Su D’Alema alla Farnesina le perplessità di Usa e Israele

Il neoministro promette continuità «in Europa e nell’alleanza atlantica» ma a Washington e Gerusalemme, oltre che ad Ankara, resta un osservato speciale

Alessandro M. Caprettini

da Roma

L’appuntamento è per le 9,30 di oggi. Un cambio di consegne come pochi, fino ad oggi. L’erede della tradizione missina lascia le insegne del comando a un importante successore del comunismo italiano che, dopo Palazzo Chigi, riesce a scalare anche la vetta della Farnesina, mai intascata fin qui dal Pci poi fattosi Pds e Ds.
Niente di traumatico alle viste, comunque. Gianfranco Fini e Massimo D’Alema si conoscono da una vita e spesso hanno incrociato le rispettive strade, trovandosi in sintonia - anche se non sempre piena - sul terreno della politica estera. Né pare ci si debbano attendere maxi-rivoluzioni nelle gerarchie diplomatiche, così sensibili ai cambi di stagione.
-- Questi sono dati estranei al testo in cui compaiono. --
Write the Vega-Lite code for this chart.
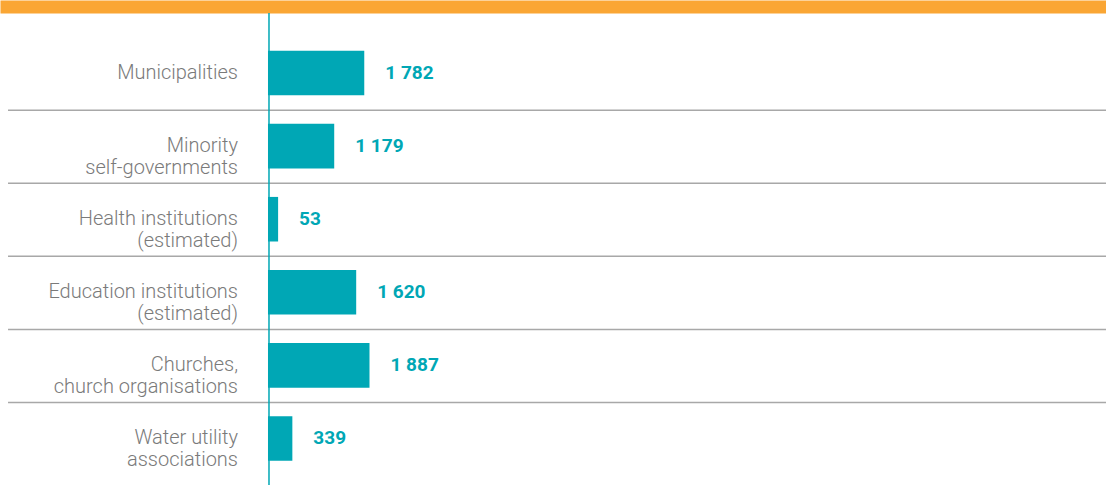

Si sa che capo di gabinetto del neo-ministro dovrebbe essere l’ambasciatore Ferdinando Nelli Feroci, fino a ieri direttore per l’integrazione europea; scontato poi che cambi l’ufficio stampa (anche perché Pasquale Terracciano è stato nominato ambasciatore e andrà a Madrid a fine estate), ma lo tsunami non è in agenda.
Già in calendario i primi appuntamenti: scontato che D’Alema compia un rapido giro nelle capitali europee (Berlino, Londra, Parigi, Madrid) per presentarsi ai suoi nuovi interlocutori. E che prenda parte (27-28 maggio) a un vertice nei pressi di Vienna dei capi delle diplomazie europee, voluto dalla presidenza austriaca per fare il punto sul rilancio della Ue dopo la bocciatura costituzionale.
A quel punto seguiranno un paio di vertici in Lussemburgo - per lo sviluppo dei rapporti tra Europa e, rispettivamente, Israele, Turchia ed Egitto - e poi a metà giugno il vertice Ue di Bruxelles con cui di fatto Vienna passerà la mano a Helsinki per il semestre, in attesa che a gennaio 2007 tocchi alla Germania della Merkel.
Non c’è dunque più che una naturale curiosità per questo irrompere di D’Alema sulla scena internazionale. Qualcuno già conosce l’ex presidente diessino, altri sanno che cambierà poco nella rotta della nostra diplomazia, come lui stesso del resto si è premurato ieri di ricordare, rilevando come «la politica estera italiana si muove nel solco di grandi scelte condivise in Europa e nell’alleanza atlantica».
Ma ha soggiunto D’Alema che lui certo non si dovrà inventare nulla e che si limiterà a realizzare «quanto abbiamo scritto nel programma». E qui, in qualche capitale, già si è cominciato a indagare su quelle che potrebbero essere le sue scelte. Europeista convinto, come del resto ha mostrato anche nella sua breve permanenza all’Europarlamento, D’Alema non pare possa reclamare la stessa sintonia dei suoi predecessori con l’amministrazione Bush. A Washington ben conoscono le sue resistenze all’intervento in Irak e le sue renitenze all’impiego delle nostre forze armate. Non è tutto. L’amministrazione repubblicana rimase colpita dal fatto che proprio con lui a palazzo Chigi il famoso «dossier Mitrokhin» inviato a Roma dagli inglesi, rimase chiuso per mesi e mesi nei cassetti dei nostri servizi. Ma non per questo lo pensano un nemico. E comunque è da mettere in conto che un faccia a faccia con gli americani per D’Alema, non è lontano: a Schloss Hof, vicino Vienna, è in calendario per il 21 giugno un vertice Ue-Usa cui George Bush ci sarà.
Interessati alle sue mosse sono specialmente i governi di Ankara e Gerusalemme: i turchi avevano in Berlusconi un interlocutore molto attento mentre non dimenticano che D’Alema era premier quando venne arrestato a Roma Ochalan e che fu il suo governo a dire «no» all’estradizione del leader del Pkk. Ma sono gli israeliani a lasciar trapelare impazienza: col governo Berlusconi la linea filo-palestinese della nostra diplomazia ha virato verso Gerusalemme.

Ma ora che al governo ci sono Rifondazione, Verdi e Pdci? Si attende di mettere alla prova il neoministro. Anche sulla sua capacità linguistica. Il francese lo parlicchia (in seconda media fu rimandato), l’inglese - a quanto pare - poco o nulla.